15. Re-Weaving Landscapes: Wildlife Crossings & Designing for Nature as the Client

1h 10m · Published 26 Jun 23:01

The roads on which we drive are unlikely to strike us as an exciting source of design innovation or interspecies dialogue. And yet, some of the most fascinating experiments and living laboratories are taking place around the world in how humans can build structures of hope and creativity for other species to flourish, despite having their habitats sliced in half by concrete veins. 
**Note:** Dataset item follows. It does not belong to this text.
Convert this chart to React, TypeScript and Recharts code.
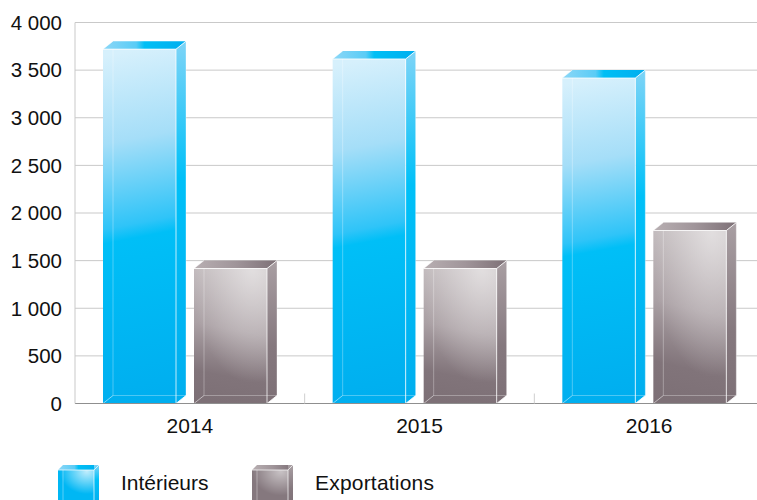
import React from "react";
import { BarChart, Bar, XAxis, YAxis, CartesianGrid, Legend } from "recharts";

const categories = ["2014", "2015", "2016"];
const interieurs = [3720, 3617, 3417];
const exportations = [1417, 1417, 1816];
const yTicks = [0, 500, 1000, 1500, 2000, 2500, 3000, 3500, 4000];
const seriesNames = ["Intérieurs", "Exportations"];

const FONT = '"Liberation Sans", Arial, sans-serif';
const DX = 10;
const DY = 8;

const data = categories.map((c, i) => ({
  year: c,
  interieurs: interieurs[i],
  exportations: exportations[i],
}));

const fmt = (v: number) => String(v).replace(/\B(?=(\d{3})+$)/g, " ");

function Box({ x, y, width, height, kind }: any) {
  const l = x - DX / 2;
  const r = l + width;
  const b = y + height;
  return (
    <g>
      <polygon points={`${l},${y} ${l + DX},${y - DY} ${r + DX},${y - DY} ${r},${y}`} fill={`url(#top-${kind})`} />
      <polygon points={`${r},${y} ${r + DX},${y - DY} ${r + DX},${b - DY} ${r},${b}`} fill={`url(#side-${kind})`} />
      <rect x={l} y={y} width={width} height={height} fill={`url(#front-${kind})`} />
      {kind === "grey" && <rect x={l} y={y} width={width} height={height} fill="url(#shine-grey)" />}
      <line x1={l + DX} y1={y} x2={l + DX} y2={b - DY} stroke="#fff" strokeOpacity={0.3} />
      <line x1={l + DX} y1={b - DY} x2={r + DX} y2={b - DY} stroke="#fff" strokeOpacity={0.3} />
      <line x1={l} y1={b} x2={l + DX} y2={b - DY} stroke="#fff" strokeOpacity={0.5} />
      <line x1={r} y1={b} x2={r + DX} y2={b - DY} stroke="#fff" strokeOpacity={0.8} />
      <line x1={l} y1={y} x2={r} y2={y} stroke="#fff" strokeOpacity={0.8} />
      <line x1={r} y1={y} x2={r} y2={b} stroke="#fff" strokeOpacity={0.75} />
      <line x1={r} y1={y} x2={r + DX} y2={y - DY} stroke="#fff" strokeOpacity={0.8} />
      <line x1={l} y1={y} x2={l + DX} y2={y - DY} stroke="#fff" strokeOpacity={0.5} />
      <line x1={r + DX} y1={y - DY} x2={r + DX} y2={b - DY} stroke="#fff" strokeOpacity={0.35} />
    </g>
  );
}

function YearTick({ x, y, payload }: any) {
  const half = payload.offset ?? 114.75;
  return (
    <g>
      <line x1={x + half} y1={393.5} x2={x + half} y2={403.5} stroke="#cfcfcf" />
      <text x={x} y={433} textAnchor="middle" fontFamily={FONT} fontSize={21} fill="#111">
        {payload.value}
      </text>
    </g>
  );
}

function Swatch({ x, kind }: any) {
  const w = 36;
  const top = 10;
  const d = 5;
  return (
    <g>
      <polygon points={`${x},${top} ${x + d},${top - d} ${x + w + d},${top - d} ${x + w},${top}`} fill={`url(#top-${kind})`} />
      <rect x={x + w} y={top - d} width={d} height={40} fill={`url(#side-${kind})`} />
      <rect x={x} y={top} width={w} height={30} fill={kind === "blue" ? "#00b7f4" : "#85787e"} />
      <rect x={x} y={top} width={w} height={30} fill={`url(#glow-${kind})`} />
      <line x1={x + d} y1={top} x2={x + d} y2={40} stroke="#fff" strokeOpacity={0.35} />
      <line x1={x} y1={top} x2={x + w} y2={top} stroke="#fff" strokeOpacity={0.7} />
      <line x1={x + w} y1={top} x2={x + w} y2={40} stroke="#fff" strokeOpacity={0.7} />
      <line x1={x + w} y1={top} x2={x + w + d} y2={top - d} stroke="#fff" strokeOpacity={0.7} />
    </g>
  );
}

function LegendContent() {
  return (
    <svg width={757} height={40} style={{ display: "block" }}>
      <defs>
        <radialGradient id="glow-blue" cx="0.8" cy="0.05" r="0.75">
          <stop offset="0" stopColor="#fff" stopOpacity={0.75} />
          <stop offset="1" stopColor="#fff" stopOpacity={0} />
        </radialGradient>
        <radialGradient id="glow-grey" cx="0.8" cy="0.05" r="0.8">
          <stop offset="0" stopColor="#fff" stopOpacity={0.55} />
          <stop offset="1" stopColor="#fff" stopOpacity={0} />
        </radialGradient>
      </defs>
      <Swatch x={58} kind="blue" />
      <Swatch x={252} kind="grey" />
      <text x={121} y={30} fontFamily={FONT} fontSize={21} fill="#111">{seriesNames[0]}</text>
      <text x={315} y={30} fontFamily={FONT} fontSize={21} letterSpacing={0.2} fill="#111">{seriesNames[1]}</text>
    </svg>
  );
}

export default function App() {
  return (
    <div style={{ position: "absolute", left: 0, top: 0, width: 757, height: 500, overflow: "hidden", background: "#fff" }}>
      <BarChart
        width={764}
        height={500}
        data={data}
        barSize={73}
        barGap={18}
        margin={{ top: 22.5, right: 0, bottom: 0, left: 0 }}
      >
        <defs>
          <linearGradient id="front-blue" x1="0.48" y1="0" x2="0.52" y2="1">
            <stop offset="0" stopColor="#d6f0fc" />
            <stop offset="0.25" stopColor="#a5def8" />
            <stop offset="0.49" stopColor="#2fc4f8" />
            <stop offset="0.53" stopColor="#00bff7" />
            <stop offset="1" stopColor="#00aeef" />
          </linearGradient>
          <linearGradient id="side-blue" x1="0" y1="0" x2="0" y2="1">
            <stop offset="0" stopColor="#7ed4f7" />
            <stop offset="0.38" stopColor="#00c0f8" />
            <stop offset="1" stopColor="#00aeef" />
          </linearGradient>
          <linearGradient id="top-blue" x1="0" y1="0" x2="1" y2="0">
            <stop offset="0" stopColor="#8bd7f7" />
            <stop offset="0.4" stopColor="#5accf6" />
            <stop offset="0.5" stopColor="#00bff5" />
            <stop offset="1" stopColor="#00aeef" />
          </linearGradient>
          <linearGradient id="front-grey" x1="0.55" y1="0" x2="0.45" y2="1">
            <stop offset="0" stopColor="#c4bdbf" />
            <stop offset="0.45" stopColor="#aaa0a4" />
            <stop offset="0.8" stopColor="#81747a" />
            <stop offset="1" stopColor="#7d7076" />
          </linearGradient>
          <radialGradient id="shine-grey" cx="0.8" cy="0" r="0.85">
            <stop offset="0" stopColor="#fff" stopOpacity={0.5} />
            <stop offset="1" stopColor="#fff" stopOpacity={0} />
          </radialGradient>
          <linearGradient id="side-grey" x1="0" y1="0" x2="0" y2="1">
            <stop offset="0" stopColor="#a99fa3" />
            <stop offset="0.6" stopColor="#85787e" />
            <stop offset="1" stopColor="#7d7076" />
          </linearGradient>
          <linearGradient id="top-grey" x1="0" y1="0" x2="1" y2="0">
            <stop offset="0" stopColor="#b8afb2" />
            <stop offset="0.5" stopColor="#a0959a" />
            <stop offset="1" stopColor="#7d7076" />
          </linearGradient>
        </defs>
        <CartesianGrid vertical={false} stroke="#c9c9c9" />
        <XAxis
          dataKey="year"
          height={96.5}
          axisLine={{ stroke: "#8f8f8f" }}
          tickLine={false}
          interval={0}
          tick={<YearTick />}
        />
        <YAxis
          width={75}
          domain={[0, 4000]}
          ticks={yTicks}
          tickFormatter={fmt}
          axisLine={{ stroke: "#c9c9c9" }}
          tickLine={false}
          tickMargin={7}
          tick={{ fontFamily: FONT, fontSize: 20.5, fill: "#111" }}
          interval={0}
        />
        <Bar dataKey="interieurs" name={seriesNames[0]} isAnimationActive={false} shape={(p: any) => <Box {...p} kind="blue" />} />
        <Bar dataKey="exportations" name={seriesNames[1]} isAnimationActive={false} shape={(p: any) => <Box {...p} kind="grey" />} />
        <Legend
          layout="vertical"
          align="center"
          verticalAlign="middle"
          content={<LegendContent />}
          wrapperStyle={{ position: "absolute", left: 0, top: 460, width: 757, height: 40 }}
        />
      </BarChart>
    </div>
  );
}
Earth is a fluid organism and needs connected landscapes like a canvas upon which to paint its life. Roads, on the other hand, are the single most destructive element in the process of habitat fragmentation (not to mention the millions of deaths due to collisions and the massive economic cost of these accidents). Over the coming 30 years, an additional 25 million km of roads will be built across the planet’s surface. So today in the show, we speak to pioneers in the world of wildlife crossings and design competition leaders who have spurred the process of globally rethinking and redesigning human structures to grapple with the concept of “wilderness” and the radical interconnectedness of nature and culture.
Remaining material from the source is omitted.